I’ve always said that one of the ways you can tell that someone who was openly racist during the Civil Rights Movement has repented is by whether they have renounced all bigotry or just shifted focus to a group that is more socially acceptable to target. The same can be said about institutions. Recently, the Southern Baptist Convention’s Ethics and Religious Liberty Commission hosted an event in Nashville focused on fighting racism. In and of itself, the rhetoric at the event was very admirable. Racism was acknowledged as not only immoral but still a major problem, and practices such as racial profiling and the display of the Confederate Flag was denounced. This is not entirely unexpected. The Southern Baptist Convention (SBC) now has a great deal of racial diversity and recently had a black president. So why am I skeptical that the denomination has moved past its institutional racism? It is first necessary to examine the SBC’s racial history prior to the 1990s, when the denomination issued an apology for past racial sins. White supremacy was crucial to the foundation of the Southern Baptist Convention in 1845. The Baptist denomination had been gripped by tensions over slavery. An article from PBS.org, “Abolition and the Splintering of the Church,” sums up these tensions and the split they played a role in causing rather well: “During the 1840s and 50s, several of America’s largest denominations faced internal struggles over the issue of slavery. Even earlier, in 1838, the Presbyterians split over the question. The Baptists maintained a strained peace by carefully avoiding discussion of the topic. But in 1840, an American Baptist Anti-Slavery Convention brought the issue into the open. Southern delegates argued that, while slavery was a calamity and a great evil, it was no sin. The Baptist Board later denied a request by the Alabama Convention that slave owners be eligible to become missionaries. Finally, a Baptist Free Mission Society was formed and ‘refused ‘tainted’ Southern money.’
The southern members withdrew and formed the Southern Baptist Convention, which eventually grew to become the largest Protestant denomination in the U.S. The Baptist denomination officially split in 1845, with the North Carolina State Convention ‘cordially approving’ of the formation of the Southern Baptist Convention.” As time went on, more liberal people acquired representation in the church. Writing for the Baptist History and Heritage Society, Andrew M. Manis explains that “In other words, their annual conventions were attended by the theologically educated at a much higher percentage than was typical of the denomination’s state conventions, (usually) county associations, or local congregations. As a result, meetings of the SBC tended to be more liberal and less antagonistic to the civil rights movement than most Southern Baptists at the local level really were.”
This fact was reflected in the passage of a courageous SBC resolution supporting Brown v.
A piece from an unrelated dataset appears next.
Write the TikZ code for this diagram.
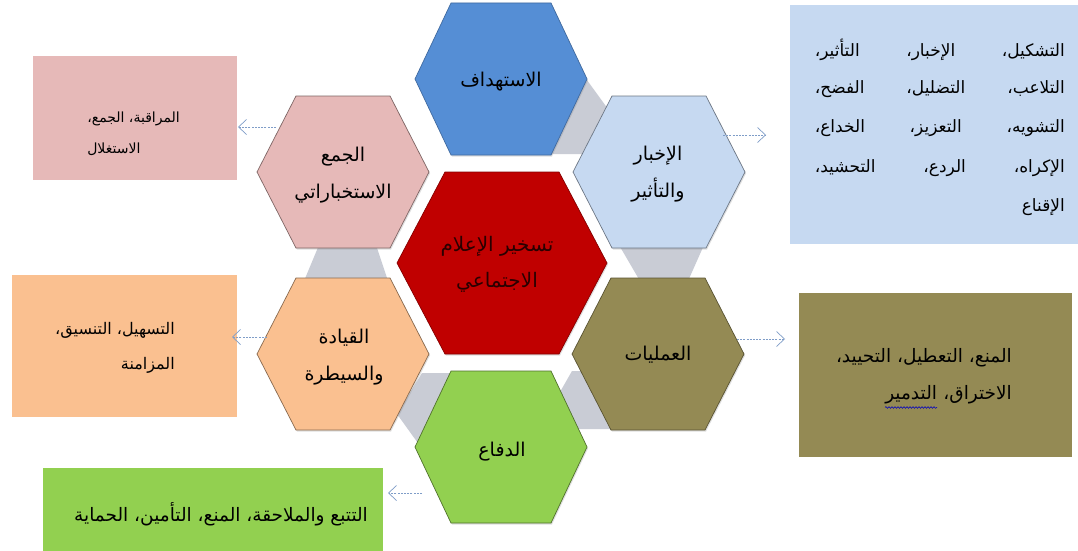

Board of Education, even though most Southern Baptists opposed the decision. As Manis states, “though there were important exceptions and qualifications to be considered, the generalization still holds true that the majority of Southern Baptists upheld racial segregation and rejected claims of Christian brotherhood and the civil rights movement.” One such minister who defended segregation was W.A. Criswell, who became president of the SBC in 1968. “Let them integrate,” Criswell pontificated against Northern civil rights supporters during the 1950s. “Let them sit up there in their dirty shirts and make all their fine speeches. But they are all a bunch of infidels, dying from the neck up.” Around the time of his election, Criswell distanced himself from his old segregationist views. Yet still later, the aging preacher would rather startlingly admit, “My soul and attitude may not have changed, but my public statements did.” Of course, Criswell insisted that this time, he really had repented. The liberal leaders of the SBC were eventually stripped of most of their power by fundamentalist church figures in the “Conservative Resurgence.” Criswell was a supporter of this resurgence, which among other things led to an official policy banning female ministers.
So, acknowledging the SBC’s racist history, has the denomination turned over a new leaf with regard to race? My own gut feeling is that it has not. In addition to its refusal to ordain women, the SBC is against gay rights in virtually every area. It supports the Boy Scouts of America (BSA)’s ban on gay adults and opposed the BSA’s decision to allow gay youth leaders, opposed the end of “Don’t Ask, Don’t Tell,” and opposes gay marriage and ENDA. It is impossible for me not to conclude here that the SBC has simply masked its racism and shifted its focus to other groups of Americans that are more socially acceptable targets of overt bigotry. To be sure, we have made great progress on women’s and LGBT rights, and there is still much racism in America as well as sexism and homophobia. Yet it is still more socially acceptable in America to be openly sexist and homophobic than it is to be racist. The fact that America no longer has large Christian denominations which preach racial segregation, ban African Americans from becoming ministers, or refuse to perform weddings for interracial couples demonstrates this.
Please understand that I am talking about the SBC as an institution. There are individual Southern Baptist congregants and ministers who reject racism, sexism, and homophobia and support equal rights and fair treatment. But until the SBC reverses its old policies on women and gays, I cannot help but see its leadership’s image of anti-racism as a con game. Call me crazy.